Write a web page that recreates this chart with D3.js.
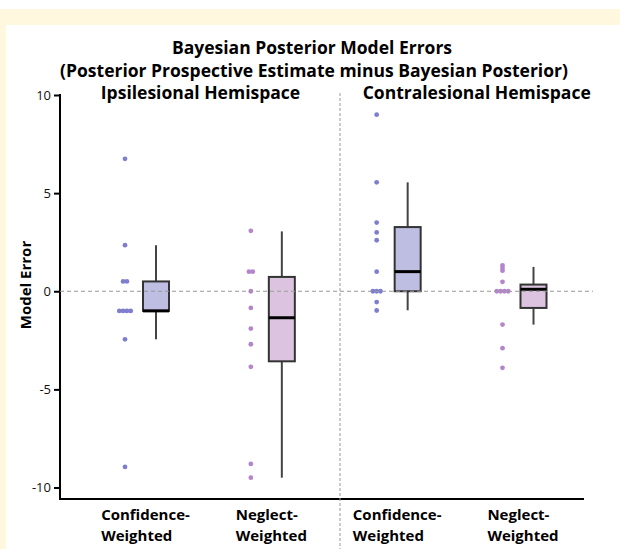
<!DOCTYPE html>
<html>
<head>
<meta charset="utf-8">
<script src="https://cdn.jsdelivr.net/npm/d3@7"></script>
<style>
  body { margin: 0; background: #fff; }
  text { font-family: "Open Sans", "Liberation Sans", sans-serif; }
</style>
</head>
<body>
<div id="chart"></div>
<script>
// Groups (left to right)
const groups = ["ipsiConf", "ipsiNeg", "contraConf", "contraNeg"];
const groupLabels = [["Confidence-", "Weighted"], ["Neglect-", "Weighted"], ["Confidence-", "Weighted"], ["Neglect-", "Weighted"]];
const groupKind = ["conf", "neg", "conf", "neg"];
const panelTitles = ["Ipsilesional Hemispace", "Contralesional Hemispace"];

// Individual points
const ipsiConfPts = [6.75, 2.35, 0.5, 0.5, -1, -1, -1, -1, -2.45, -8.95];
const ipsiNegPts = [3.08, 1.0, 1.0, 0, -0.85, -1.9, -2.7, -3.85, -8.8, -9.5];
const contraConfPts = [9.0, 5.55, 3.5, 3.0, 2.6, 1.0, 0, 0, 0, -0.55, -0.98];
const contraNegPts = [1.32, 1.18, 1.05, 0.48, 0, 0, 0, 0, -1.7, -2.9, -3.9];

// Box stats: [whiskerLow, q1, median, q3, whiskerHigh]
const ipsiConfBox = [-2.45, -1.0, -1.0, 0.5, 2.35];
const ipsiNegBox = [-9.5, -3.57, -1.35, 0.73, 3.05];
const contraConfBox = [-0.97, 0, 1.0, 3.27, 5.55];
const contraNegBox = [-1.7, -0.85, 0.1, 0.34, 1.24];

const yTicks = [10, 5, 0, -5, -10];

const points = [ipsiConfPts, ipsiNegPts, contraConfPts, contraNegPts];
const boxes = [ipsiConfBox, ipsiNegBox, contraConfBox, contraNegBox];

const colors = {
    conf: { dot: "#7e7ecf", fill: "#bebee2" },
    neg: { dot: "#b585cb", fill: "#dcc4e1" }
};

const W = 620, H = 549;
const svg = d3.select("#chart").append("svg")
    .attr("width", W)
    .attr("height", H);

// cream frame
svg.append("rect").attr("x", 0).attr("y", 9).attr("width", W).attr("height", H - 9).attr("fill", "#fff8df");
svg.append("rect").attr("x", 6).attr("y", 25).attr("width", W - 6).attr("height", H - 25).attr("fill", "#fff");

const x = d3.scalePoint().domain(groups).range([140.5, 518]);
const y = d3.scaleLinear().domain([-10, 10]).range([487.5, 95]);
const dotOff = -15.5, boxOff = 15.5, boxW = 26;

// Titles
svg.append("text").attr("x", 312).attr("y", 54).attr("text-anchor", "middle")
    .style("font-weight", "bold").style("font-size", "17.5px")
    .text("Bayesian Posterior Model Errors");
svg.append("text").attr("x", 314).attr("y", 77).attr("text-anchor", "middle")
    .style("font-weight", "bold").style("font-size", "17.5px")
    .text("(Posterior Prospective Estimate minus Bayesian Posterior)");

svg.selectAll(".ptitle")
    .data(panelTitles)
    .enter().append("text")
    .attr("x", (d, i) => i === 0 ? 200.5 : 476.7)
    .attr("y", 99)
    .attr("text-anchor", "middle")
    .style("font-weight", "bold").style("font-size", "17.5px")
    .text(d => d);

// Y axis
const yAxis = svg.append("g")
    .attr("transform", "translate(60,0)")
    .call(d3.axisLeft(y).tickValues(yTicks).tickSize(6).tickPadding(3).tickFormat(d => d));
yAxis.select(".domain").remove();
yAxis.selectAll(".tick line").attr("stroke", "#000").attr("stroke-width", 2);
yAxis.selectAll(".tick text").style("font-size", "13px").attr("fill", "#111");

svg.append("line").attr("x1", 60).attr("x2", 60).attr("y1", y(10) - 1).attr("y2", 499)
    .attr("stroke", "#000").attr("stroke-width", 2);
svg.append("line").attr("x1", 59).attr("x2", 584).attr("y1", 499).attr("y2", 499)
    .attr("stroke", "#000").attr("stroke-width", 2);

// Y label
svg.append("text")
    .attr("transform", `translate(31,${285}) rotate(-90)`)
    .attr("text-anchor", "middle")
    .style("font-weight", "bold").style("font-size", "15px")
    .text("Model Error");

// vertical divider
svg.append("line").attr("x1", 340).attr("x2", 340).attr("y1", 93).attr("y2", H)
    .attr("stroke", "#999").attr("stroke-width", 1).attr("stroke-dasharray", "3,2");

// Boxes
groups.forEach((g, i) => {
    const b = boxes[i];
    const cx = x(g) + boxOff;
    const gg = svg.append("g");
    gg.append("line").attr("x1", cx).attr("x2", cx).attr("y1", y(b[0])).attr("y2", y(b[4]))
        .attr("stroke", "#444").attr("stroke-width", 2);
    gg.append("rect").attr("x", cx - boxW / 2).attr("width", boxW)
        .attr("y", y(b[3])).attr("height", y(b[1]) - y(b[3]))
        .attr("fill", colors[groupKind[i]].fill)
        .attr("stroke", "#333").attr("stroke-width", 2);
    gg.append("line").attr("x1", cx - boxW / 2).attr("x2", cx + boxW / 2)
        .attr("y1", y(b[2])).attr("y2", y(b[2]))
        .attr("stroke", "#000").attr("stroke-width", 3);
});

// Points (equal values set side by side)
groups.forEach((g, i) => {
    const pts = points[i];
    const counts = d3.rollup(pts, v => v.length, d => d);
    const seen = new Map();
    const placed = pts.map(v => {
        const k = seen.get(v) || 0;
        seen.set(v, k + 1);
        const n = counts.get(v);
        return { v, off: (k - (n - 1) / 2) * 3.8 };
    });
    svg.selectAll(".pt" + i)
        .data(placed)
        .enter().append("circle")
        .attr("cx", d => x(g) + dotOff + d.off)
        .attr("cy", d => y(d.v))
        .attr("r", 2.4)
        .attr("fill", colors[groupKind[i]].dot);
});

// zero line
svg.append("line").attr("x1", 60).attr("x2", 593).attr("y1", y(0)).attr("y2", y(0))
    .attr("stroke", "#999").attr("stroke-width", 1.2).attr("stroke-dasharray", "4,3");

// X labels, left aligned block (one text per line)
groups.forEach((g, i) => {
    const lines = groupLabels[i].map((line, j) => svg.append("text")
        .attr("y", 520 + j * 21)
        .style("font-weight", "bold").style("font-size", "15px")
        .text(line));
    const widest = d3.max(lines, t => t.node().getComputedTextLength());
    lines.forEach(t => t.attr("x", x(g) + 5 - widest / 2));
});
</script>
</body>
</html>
——————————
Give again, word for word, every line from the top of the data through the line with "-1.7, -2.9, -3.9];", both ends included, and exclude the pictures.

Write a web page that recreates this chart with D3.js.
<!DOCTYPE html>
<html>
<head>
<meta charset="utf-8">
<script src="https://cdn.jsdelivr.net/npm/d3@7"></script>
<style>
  body { margin: 0; background: #fff; }
  text { font-family: "Open Sans", "Liberation Sans", sans-serif; }
</style>
</head>
<body>
<div id="chart"></div>
<script>
// Groups (left to right)
const groups = ["ipsiConf", "ipsiNeg", "contraConf", "contraNeg"];
const groupLabels = [["Confidence-", "Weighted"], ["Neglect-", "Weighted"], ["Confidence-", "Weighted"], ["Neglect-", "Weighted"]];
const groupKind = ["conf", "neg", "conf", "neg"];
const panelTitles = ["Ipsilesional Hemispace", "Contralesional Hemispace"];

// Individual points
const ipsiConfPts = [6.75, 2.35, 0.5, 0.5, -1, -1, -1, -1, -2.45, -8.95];
const ipsiNegPts = [3.08, 1.0, 1.0, 0, -0.85, -1.9, -2.7, -3.85, -8.8, -9.5];
const contraConfPts = [9.0, 5.55, 3.5, 3.0, 2.6, 1.0, 0, 0, 0, -0.55, -0.98];
const contraNegPts = [1.32, 1.18, 1.05, 0.48, 0, 0, 0, 0, -1.7, -2.9, -3.9];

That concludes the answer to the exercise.